§ **OBJECTIVE**
Produce a word-for-word copy of the listing below without its pictures.
+--
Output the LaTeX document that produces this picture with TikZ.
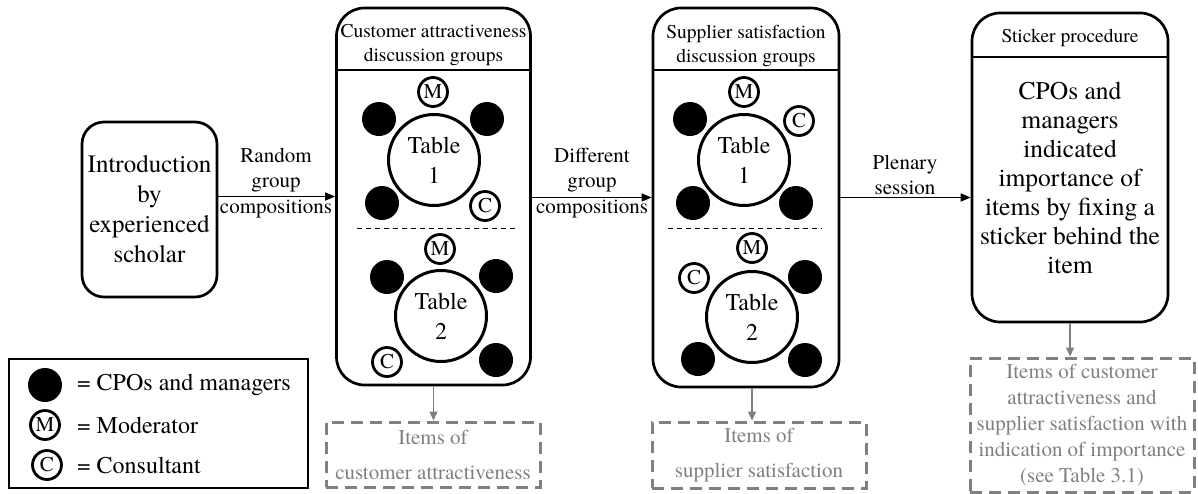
\documentclass[tikz,border=0pt]{standalone}
\usepackage{fontspec}
\setmainfont{TeX Gyre Termes}
\usetikzlibrary{arrows.meta}
\newcommand{\bigtx}   {\fontsize{25}{30}\selectfont}
\newcommand{\midtx}   {\fontsize{21}{25.5}\selectfont}
\newcommand{\headtx}  {\fontsize{19.5}{24}\selectfont}

\begin{document}
\begin{tikzpicture}[x=1pt,y=-1pt,
  box/.style={draw,line width=2.7pt,rounded corners=28pt,inner sep=2pt},
  head/.style={align=center,font=\headtx,inner sep=0pt},
  lab/.style={align=center,font=\midtx,inner sep=0pt},
  arr/.style={line width=1.5pt,-{Triangle[length=10pt,width=8pt]}},
  garr/.style={gray,line width=1.5pt,-{Triangle[length=9pt,width=8pt]}},
  gbox/.style={draw=gray,line width=3pt,dash pattern=on 12pt off 7pt,text=gray,
    align=center,font=\fontsize{21}{26}\selectfont,inner sep=0pt},
  tab/.style={circle,draw,line width=3pt,minimum size=91pt,inner sep=0pt,
    align=center,font=\fontsize{24}{30}\selectfont},
  cpo/.style={circle,fill,minimum size=34pt,inner sep=0pt},
  role/.style={circle,draw,line width=2.8pt,minimum size=29pt,inner sep=0pt,
    font=\fontsize{21}{21}\selectfont},
  sep/.style={line width=1pt,dash pattern=on 5pt off 4pt}]
  \useasboundingbox (0,0) rectangle (1198,493);

  % introduction
  \node[box,rounded corners=22pt,minimum width=135pt,minimum height=175pt,
    align=center,font=\bigtx] (intro) at (149.5,209.5)
    {Introduction\\by\\experienced\\scholar};

  % customer attractiveness groups
  \node[box,minimum width=194pt,minimum height=377pt] (cust) at (433.5,196.5) {};
  \draw[line width=1.8pt] (cust.west |- 0,70) -- (cust.east |- 0,70);
  \node[head] (custhead) at (433.5,45) {Customer attractiveness\\discussion groups};
  \draw[sep] (357,228) -- (517,228);
  \node[tab] (ct1) at (434,160) {Table\\1};
  \node[role] (ct1m) at (433,92) {M};
  \node[cpo] (ct1a) at (379,119) {};
  \node[cpo] (ct1b) at (487,119) {};
  \node[cpo] (ct1c) at (382,203) {};
  \node[role] (ct1k) at (485,206) {C};
  \node[tab] (ct2) at (441,316) {Table\\2};
  \node[role] (ct2m) at (440,249) {M};
  \node[cpo] (ct2a) at (387,277) {};
  \node[cpo] (ct2b) at (496,276) {};
  \node[role] (ct2k) at (387,362) {C};
  \node[cpo] (ct2c) at (496,360) {};

  % supplier satisfaction groups
  \node[box,minimum width=186pt,minimum height=379pt] (sat) at (746,197.5) {};
  \draw[line width=1.8pt] (sat.west |- 0,70) -- (sat.east |- 0,70);
  \node[head] (sathead) at (746,46) {Supplier satisfaction\\discussion groups};
  \draw[sep] (668,228) -- (822,228);
  \node[tab] (st1) at (744,160) {Table\\1};
  \node[role] (st1m) at (744,92) {M};
  \node[cpo] (st1a) at (690,119) {};
  \node[role] (st1k) at (799,121) {C};
  \node[cpo] (st1b) at (693,203) {};
  \node[cpo] (st1c) at (796,203) {};
  \node[tab] (st2) at (752,317) {Table\\2};
  \node[role] (st2m) at (752,248) {M};
  \node[role] (st2k) at (694,278) {C};
  \node[cpo] (st2a) at (805,277) {};
  \node[cpo] (st2b) at (698,359) {};
  \node[cpo] (st2c) at (805,360) {};

  % sticker procedure
  \node[box,minimum width=196pt,minimum height=309pt] (stick) at (1070,167.5) {};
  \draw[line width=1.8pt] (stick.west |- 0,57) -- (stick.east |- 0,57);
  \node[head] (stickhead) at (1070,38) {Sticker procedure};
  \node[align=center,font=\fontsize{25.5}{29}\selectfont,inner sep=0pt] (sticktext)
    at (1070,178) {CPOs and\\managers\\indicated\\importance of\\items by fixing a\\sticker behind the\\item};

  % flow
  \draw[arr] (intro.east |- cust) -- (cust.west);
  \node[lab] (lab1) at (276,183) {Random\\group\\compositions};
  \draw[arr] (cust.east |- sat) -- (sat.west);
  \node[lab] (lab2) at (592,183) {Different\\group\\compositions};
  \draw[arr] (sat.east) -- (sat.east -| stick.west);
  \node[lab] (lab3) at (905,175) {Plenary\\session};

  % outcomes
  \node[gbox,minimum width=214pt,minimum height=65pt] (custitems) at (433,454.5)
    {Items of\\[9pt]customer attractiveness};
  \node[gbox,minimum width=214pt,minimum height=66pt] (satitems) at (759,455)
    {Items of\\[9pt]supplier satisfaction};
  \node[gbox,minimum width=224pt,minimum height=134pt] (allitems) at (1082,425)
    {Items of customer\\attractiveness and\\supplier satisfaction with\\indication of importance\\(see Table 3.1)};
  \draw[garr] (cust.south) -- (cust.south |- custitems.north);
  \draw[garr] (st2 |- sat.south) -- (st2 |- satitems.north);
  \draw[garr] (stick.south) -- (stick.south |- allitems.north);

  % legend
  \node[draw,line width=2.7pt,minimum width=299pt,minimum height=129pt] (legend)
    at (158.5,423.5) {};
  \node[cpo] (legcpo) at (45,385) {};
  \node[role] (legm) at (45,425) {M};
  \node[role] (legk) at (47,465) {C};
  \node[anchor=west,inner sep=0pt,font=\fontsize{24}{24}\selectfont] (legcpotx)
    at (77,385) {= CPOs and managers};
  \node[anchor=west,inner sep=0pt,font=\fontsize{24}{24}\selectfont] (legmtx)
    at (77,425) {= Moderator};
  \node[anchor=west,inner sep=0pt,font=\fontsize{24}{24}\selectfont] (legktx)
    at (77,465) {= Consultant};
\end{tikzpicture}
\end{document}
+--
§ **CORRECT RESPONSE**
Output the LaTeX document that produces this picture with TikZ.
\documentclass[tikz,border=0pt]{standalone}
\usepackage{fontspec}
\setmainfont{TeX Gyre Termes}
\usetikzlibrary{arrows.meta}
\newcommand{\bigtx}   {\fontsize{25}{30}\selectfont}
\newcommand{\midtx}   {\fontsize{21}{25.5}\selectfont}
\newcommand{\headtx}  {\fontsize{19.5}{24}\selectfont}

\begin{document}
\begin{tikzpicture}[x=1pt,y=-1pt,
  box/.style={draw,line width=2.7pt,rounded corners=28pt,inner sep=2pt},
  head/.style={align=center,font=\headtx,inner sep=0pt},
  lab/.style={align=center,font=\midtx,inner sep=0pt},
  arr/.style={line width=1.5pt,-{Triangle[length=10pt,width=8pt]}},
  garr/.style={gray,line width=1.5pt,-{Triangle[length=9pt,width=8pt]}},
  gbox/.style={draw=gray,line width=3pt,dash pattern=on 12pt off 7pt,text=gray,
    align=center,font=\fontsize{21}{26}\selectfont,inner sep=0pt},
  tab/.style={circle,draw,line width=3pt,minimum size=91pt,inner sep=0pt,
    align=center,font=\fontsize{24}{30}\selectfont},
  cpo/.style={circle,fill,minimum size=34pt,inner sep=0pt},
  role/.style={circle,draw,line width=2.8pt,minimum size=29pt,inner sep=0pt,
    font=\fontsize{21}{21}\selectfont},
  sep/.style={line width=1pt,dash pattern=on 5pt off 4pt}]
  \useasboundingbox (0,0) rectangle (1198,493);

  % introduction
  \node[box,rounded corners=22pt,minimum width=135pt,minimum height=175pt,
    align=center,font=\bigtx] (intro) at (149.5,209.5)
    {Introduction\\by\\experienced\\scholar};

  % customer attractiveness groups
  \node[box,minimum width=194pt,minimum height=377pt] (cust) at (433.5,196.5) {};
  \draw[line width=1.8pt] (cust.west |- 0,70) -- (cust.east |- 0,70);
  \node[head] (custhead) at (433.5,45) {Customer attractiveness\\discussion groups};
  \draw[sep] (357,228) -- (517,228);
  \node[tab] (ct1) at (434,160) {Table\\1};
  \node[role] (ct1m) at (433,92) {M};
  \node[cpo] (ct1a) at (379,119) {};
  \node[cpo] (ct1b) at (487,119) {};
  \node[cpo] (ct1c) at (382,203) {};
  \node[role] (ct1k) at (485,206) {C};
  \node[tab] (ct2) at (441,316) {Table\\2};
  \node[role] (ct2m) at (440,249) {M};
  \node[cpo] (ct2a) at (387,277) {};
  \node[cpo] (ct2b) at (496,276) {};
  \node[role] (ct2k) at (387,362) {C};
  \node[cpo] (ct2c) at (496,360) {};

  % supplier satisfaction groups
  \node[box,minimum width=186pt,minimum height=379pt] (sat) at (746,197.5) {};
  \draw[line width=1.8pt] (sat.west |- 0,70) -- (sat.east |- 0,70);
  \node[head] (sathead) at (746,46) {Supplier satisfaction\\discussion groups};
  \draw[sep] (668,228) -- (822,228);
  \node[tab] (st1) at (744,160) {Table\\1};
  \node[role] (st1m) at (744,92) {M};
  \node[cpo] (st1a) at (690,119) {};
  \node[role] (st1k) at (799,121) {C};
  \node[cpo] (st1b) at (693,203) {};
  \node[cpo] (st1c) at (796,203) {};
  \node[tab] (st2) at (752,317) {Table\\2};
  \node[role] (st2m) at (752,248) {M};
  \node[role] (st2k) at (694,278) {C};
  \node[cpo] (st2a) at (805,277) {};
  \node[cpo] (st2b) at (698,359) {};
  \node[cpo] (st2c) at (805,360) {};

  % sticker procedure
  \node[box,minimum width=196pt,minimum height=309pt] (stick) at (1070,167.5) {};
  \draw[line width=1.8pt] (stick.west |- 0,57) -- (stick.east |- 0,57);
  \node[head] (stickhead) at (1070,38) {Sticker procedure};
  \node[align=center,font=\fontsize{25.5}{29}\selectfont,inner sep=0pt] (sticktext)
    at (1070,178) {CPOs and\\managers\\indicated\\importance of\\items by fixing a\\sticker behind the\\item};

  % flow
  \draw[arr] (intro.east |- cust) -- (cust.west);
  \node[lab] (lab1) at (276,183) {Random\\group\\compositions};
  \draw[arr] (cust.east |- sat) -- (sat.west);
  \node[lab] (lab2) at (592,183) {Different\\group\\compositions};
  \draw[arr] (sat.east) -- (sat.east -| stick.west);
  \node[lab] (lab3) at (905,175) {Plenary\\session};

  % outcomes
  \node[gbox,minimum width=214pt,minimum height=65pt] (custitems) at (433,454.5)
    {Items of\\[9pt]customer attractiveness};
  \node[gbox,minimum width=214pt,minimum height=66pt] (satitems) at (759,455)
    {Items of\\[9pt]supplier satisfaction};
  \node[gbox,minimum width=224pt,minimum height=134pt] (allitems) at (1082,425)
    {Items of customer\\attractiveness and\\supplier satisfaction with\\indication of importance\\(see Table 3.1)};
  \draw[garr] (cust.south) -- (cust.south |- custitems.north);
  \draw[garr] (st2 |- sat.south) -- (st2 |- satitems.north);
  \draw[garr] (stick.south) -- (stick.south |- allitems.north);

  % legend
  \node[draw,line width=2.7pt,minimum width=299pt,minimum height=129pt] (legend)
    at (158.5,423.5) {};
  \node[cpo] (legcpo) at (45,385) {};
  \node[role] (legm) at (45,425) {M};
  \node[role] (legk) at (47,465) {C};
  \node[anchor=west,inner sep=0pt,font=\fontsize{24}{24}\selectfont] (legcpotx)
    at (77,385) {= CPOs and managers};
  \node[anchor=west,inner sep=0pt,font=\fontsize{24}{24}\selectfont] (legmtx)
    at (77,425) {= Moderator};
  \node[anchor=west,inner sep=0pt,font=\fontsize{24}{24}\selectfont] (legktx)
    at (77,465) {= Consultant};
\end{tikzpicture}
\end{document}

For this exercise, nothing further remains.